* **What you should do**
Transcribe the listing that follows in full, omitting pictures.

^^^^

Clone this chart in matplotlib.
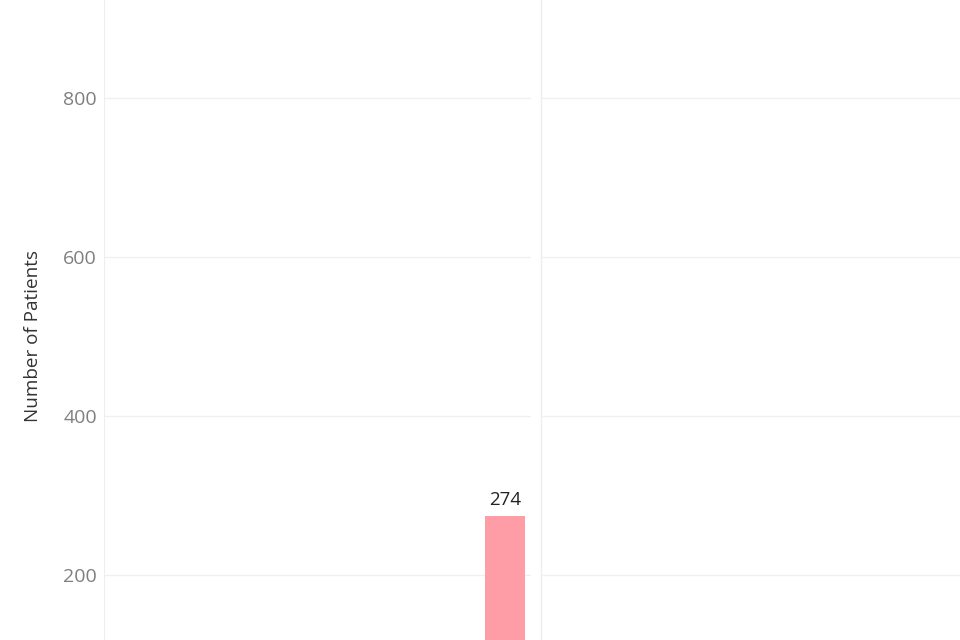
import matplotlib
matplotlib.use("Agg")
import matplotlib.pyplot as plt
from matplotlib.lines import Line2D

categories = ["A"]
values = [274]
yticks = [200, 400, 600, 800]
bar_color = "#FF9DA7"

plt.rcParams['font.family'] = ['Open Sans', 'DejaVu Sans']

fig = plt.figure(figsize=(9.6, 6.4), dpi=100)
W, H = 960, 640
bottom = (H - 734) / H
height = 734 / H
axL = fig.add_axes([104 / W, bottom, (531 - 104) / W, height])
axR = fig.add_axes([542 / W, bottom, (960 - 542) / W, height])

grid_c = "#f0f0f0"
for ax in (axL, axR):
    ax.set_ylim(0, 923.3)
    ax.set_yticks(yticks)
    ax.grid(axis='y', color=grid_c, linewidth=1)
    ax.set_axisbelow(True)
    for s in ax.spines.values():
        s.set_visible(False)
    ax.tick_params(length=0)
    ax.set_xticks([])
    ax.patch.set_alpha(0)

axL.spines['left'].set_visible(True)
axL.spines['left'].set_color("#eeeeee")
axL.tick_params(axis='y', labelsize=14, labelcolor="#7f7f7f", pad=5)
axR.set_yticklabels([])

x = list(range(len(categories)))
axL.bar(x, values, width=0.8, color=bar_color)
axL.set_xlim(-8.02, 0.52)
for xi, v in zip(x, values):
    axL.annotate(str(v), (xi, v), xytext=(0, 5), textcoords='offset points',
                 ha='center', va='bottom', fontsize=13.5, color="#222222")

axL.set_ylabel("Number of Patients", fontsize=13.6, color="#333333")
axL.yaxis.set_label_coords((42 - 104) / 427, (734 - 336) / 734)

fig.add_artist(Line2D([540.5 / W, 540.5 / W], [0, 1], color="#eeeeee", linewidth=1,
                      transform=fig.transFigure))

fig.savefig("out.png", dpi=100)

^^^^

* **Solved problem**
Clone this chart in matplotlib.
import matplotlib
matplotlib.use("Agg")
import matplotlib.pyplot as plt
from matplotlib.lines import Line2D

categories = ["A"]
values = [274]
yticks = [200, 400, 600, 800]
bar_color = "#FF9DA7"

plt.rcParams['font.family'] = ['Open Sans', 'DejaVu Sans']

fig = plt.figure(figsize=(9.6, 6.4), dpi=100)
W, H = 960, 640
bottom = (H - 734) / H
height = 734 / H
axL = fig.add_axes([104 / W, bottom, (531 - 104) / W, height])
axR = fig.add_axes([542 / W, bottom, (960 - 542) / W, height])

grid_c = "#f0f0f0"
for ax in (axL, axR):
    ax.set_ylim(0, 923.3)
    ax.set_yticks(yticks)
    ax.grid(axis='y', color=grid_c, linewidth=1)
    ax.set_axisbelow(True)
    for s in ax.spines.values():
        s.set_visible(False)
    ax.tick_params(length=0)
    ax.set_xticks([])
    ax.patch.set_alpha(0)

axL.spines['left'].set_visible(True)
axL.spines['left'].set_color("#eeeeee")
axL.tick_params(axis='y', labelsize=14, labelcolor="#7f7f7f", pad=5)
axR.set_yticklabels([])

x = list(range(len(categories)))
axL.bar(x, values, width=0.8, color=bar_color)
axL.set_xlim(-8.02, 0.52)
for xi, v in zip(x, values):
    axL.annotate(str(v), (xi, v), xytext=(0, 5), textcoords='offset points',
                 ha='center', va='bottom', fontsize=13.5, color="#222222")

axL.set_ylabel("Number of Patients", fontsize=13.6, color="#333333")
axL.yaxis.set_label_coords((42 - 104) / 427, (734 - 336) / 734)

fig.add_artist(Line2D([540.5 / W, 540.5 / W], [0, 1], color="#eeeeee", linewidth=1,
                      transform=fig.transFigure))

fig.savefig("out.png", dpi=100)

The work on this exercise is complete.